だから、雑誌風に作った日本ゼロ年展の図録を本のかたちにすればいい、と。口で言うのは簡単だけど、ゼロ年展の図録と椹木野衣の書物とのあいだには距離があるので、10か月ほど時間をかけながら、ゆっくりとなじませていった感じです。

芯は椹木野衣の書物でありながら、それを構成する要素の中に強くてめんどうくさい要因がたくさんありました。再構成される新作の扱い、写真をカバージャケットに巻いて切って貼ってという構造、ボリューム感のあるカラーのビジュアル年表、情報量が多い……。
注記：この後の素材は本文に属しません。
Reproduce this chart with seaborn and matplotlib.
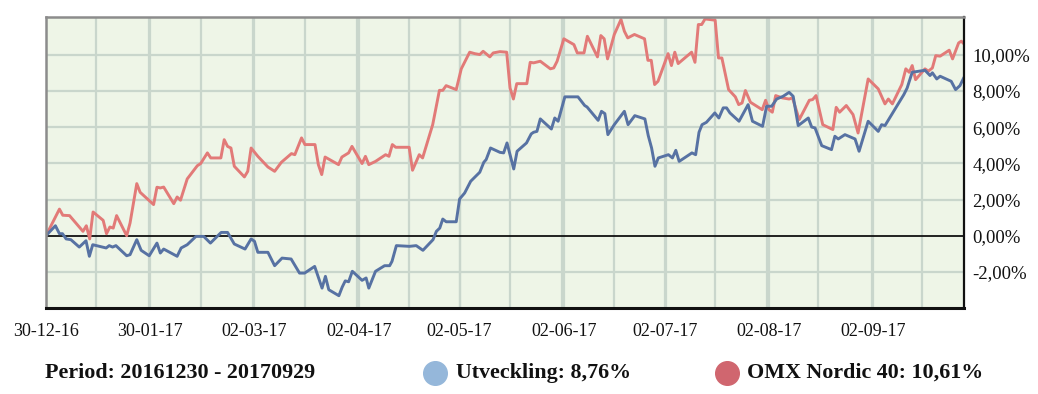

全体もそうだけれど、部分部分で細かく修正して溶け込ませていくという作業の連続だった気がします。

カバーはなぜ消えたのか?

Q. 具体的にどんなかたちでなじませていきましたか?

わかりやすいところで言うとカバージャケットですね。サブタイトルの「うたかたと瓦礫(デブリ)」にあわせて、瓦礫(デブリ)と消えるジャケット。ジャケットはなくなってしまうけれど、書籍としては、構造的にも強度的にもイメージ的にも10年20年と残るものにしなくてはいけない。

最初のラフの感じだと10年20年はもたないイメージだったので、とくに表紙で保存してもらえる、表紙だけになってもいいように、デザインの落ち着かせ方とはしゃがせ方に苦労しました。

ラフver.1

ラフver. 2

ラフver. 3

最終形

Q. カバーのミシン目はどうやって思いついたのですか?

ポストカードというアイデアが先にあって、そこから考えていきました。カードを巻いて切るにはどうしたらいいか考えるなかで出てきました。

『日本ゼロ年』は予算がなくて、カラーが16ページしかとれなくなってしまったんです。11人のアーティストで作品点数はそれぞれたくさんあるのに、それだと貧乏くさいじゃないですか。同じ予算でも、小さいカードにすれば、1作家8枚取れて作品もたくさん掲載できる、というので別刷りのカードを読者に切って貼りこんでもらうかたちでやったんです。

『日本ゼロ年』カードを貼り込むスタイルだった

今回は会場で新たに再構成される新作を含んだ図録を、なるべく早く出すためにカードのスタイルにしました。通常、現代美術の展覧会だと、会期に遅れて発売するのが当たり前なのですが、これはいい発明だったと思います。

ざらっとした紙の上に、ピカピカのコーティングをかけて銀塩写真のような質感で写真サイズのものが貼られていると、自分の手で切って貼って手がかかっているということも含めて、特別な感じがして、嬉しいわけです。そもそも本の中に写真を印刷するのは、写真が紙の上に物理的に置かれている状態をシミュレーションしているのであって、そのオリジナルな姿が現れる。当然、印刷のノリも違うので、新作が際立ちます。

パープルームのページをみる松本弦人さん

写真は、カメラマンの木奥恵三さんがひとつひとつドン決まりの構図とライティングで渾身のポストカードっぽさを出してくれました。

ポストカードはもともと絵はがきから来ているものなので、構図は映画の構図のような決まり切った圧倒的に正しい構図。色の情報は、淡いものでもいいけれど強く色を印象づけるものでないと、小さいサイズで人の目に触れるのが難しい。

絵のような発色・配色は意識して微調整しました。とくにcontact Gonzoやパープルームなどは非常に強い色でカードっぽくなっています。実際に展示見たときにかなりみんな色が派手で色のバリエーションもあったので、ポストカードが効くなと思いました。

あと、ポストカードを貼ると本が少しふもっとした感じにふくらみます。今どきの製本はきっちりとふくらみのない形に仕上がります。昔の製本は、もっとふもっとしていたんです。その感じはちょっと平成っぽさを出せるなと。